Jakarta, AKUIAKU.Com — KESENIAN tradisi dapat menjadi sarana untuk menanamkan “rasa” bagi anak-anak. Kesenian dapat membantu memberi “rasa” identitas kepada mereka. Anak tidak hanya mengenal identitas (budaya) di mana dia menetap, tapi juga dari berbagai daerah lainnya.
Inilah yang tercermin dalam perhelatan acara “Konser Karawitan Anak Indonesia 2018” yang digelar di Graha Bhakti Budaya Taman Ismail Marzuki (GBB-TIM) Jakarta, selama tiga hari, (Kamis s/d Sabtu, 25 s/d 27 Oktober 2018).
Bermain musik bagi anak-anak adalah hal menyenangkan. Melalui pengalaman keindahan musikal berbasis seni tradisi, mereka dapat menyadari jatidiri.
“Secara tidak langsung mereka dapat mengidentifikasi berbagai elemen penting budaya lokal,” ujar Direktur Kesenian, Direktorat Jenderal Kebudayaan, Kementerian Pendidikan dan Kebudayaan RI, Dr. Restu Gunawan, M.Hum, kepada AKUIAKU.Com. Pada penutupan acara, di (GBB-TIM) Jakarta, Sabtu, (27/10/2018).

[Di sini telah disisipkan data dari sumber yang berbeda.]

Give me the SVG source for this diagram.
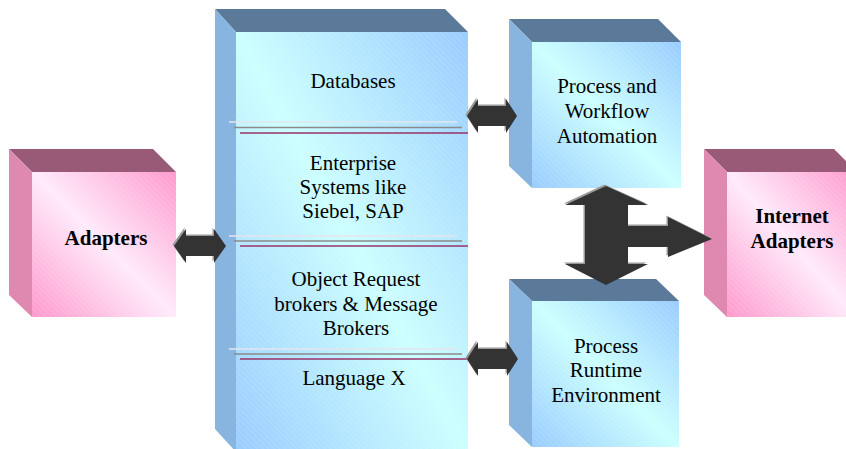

Menurut Restu, pentingnya menguatkan jatidiri dan karakter pada anak. Pembangunan karakter merupakan usaha sadar, terarah, dan sistematis. Main musik bagi anak-anak adalah ruang bagi mereka untuk mengembangkan karakter.

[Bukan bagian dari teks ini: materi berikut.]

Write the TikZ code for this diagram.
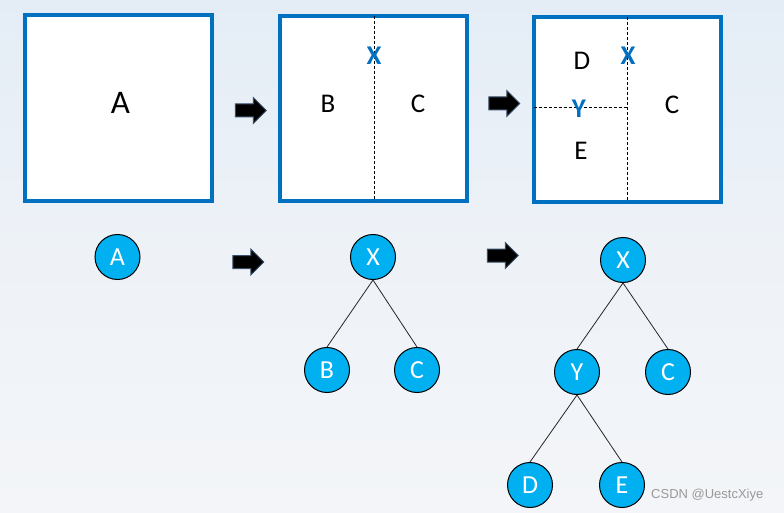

“Antara lain kesediaan bekerjasama, mudah berinteraksi, mengasah kehalusan budi pekerti, menumbuhkan rasa tanggung jawab dan sifat pemberani. Selain itu, bagian dari pengembangan pendidikan imajinasi,” ujarnya.
Apresiasi musik untuk anak ini diikuti 31 grup mewakili 31 Provinsi. Acara ini melibatkan ratusan peserta yang sebagian besar anak usia 5 hingga 12 tahun. Mereka didampingi para instruktur, pimpinan sanggar, penata musik, dan sebagian orangtua yang mendampingi.
Mereka terpilih melalui proses seleksi “Open Call”, pola seleksi seperti ini, menurut Restu, lebih memungkinkan penyelenggara mendapatkan peserta berkualitas. Sebelumnya mereka diberi pelatihan melalui lokakarya.
“Konser karawitan ini menjadi ruang pertemuan bagi mereka dengan publik, pengamat musik dan para pelaku seni lain. Selain diberi ruang untuk tampil, mereka dapat bertukar pengalaman, membangun jaringan dan kerjasama yang lebih produktif,” terang Restu, selaku Penanggung Jawab program tahunan yang diselenggarakan Kementerian Pendidikan dan Kebudayaan RI ini.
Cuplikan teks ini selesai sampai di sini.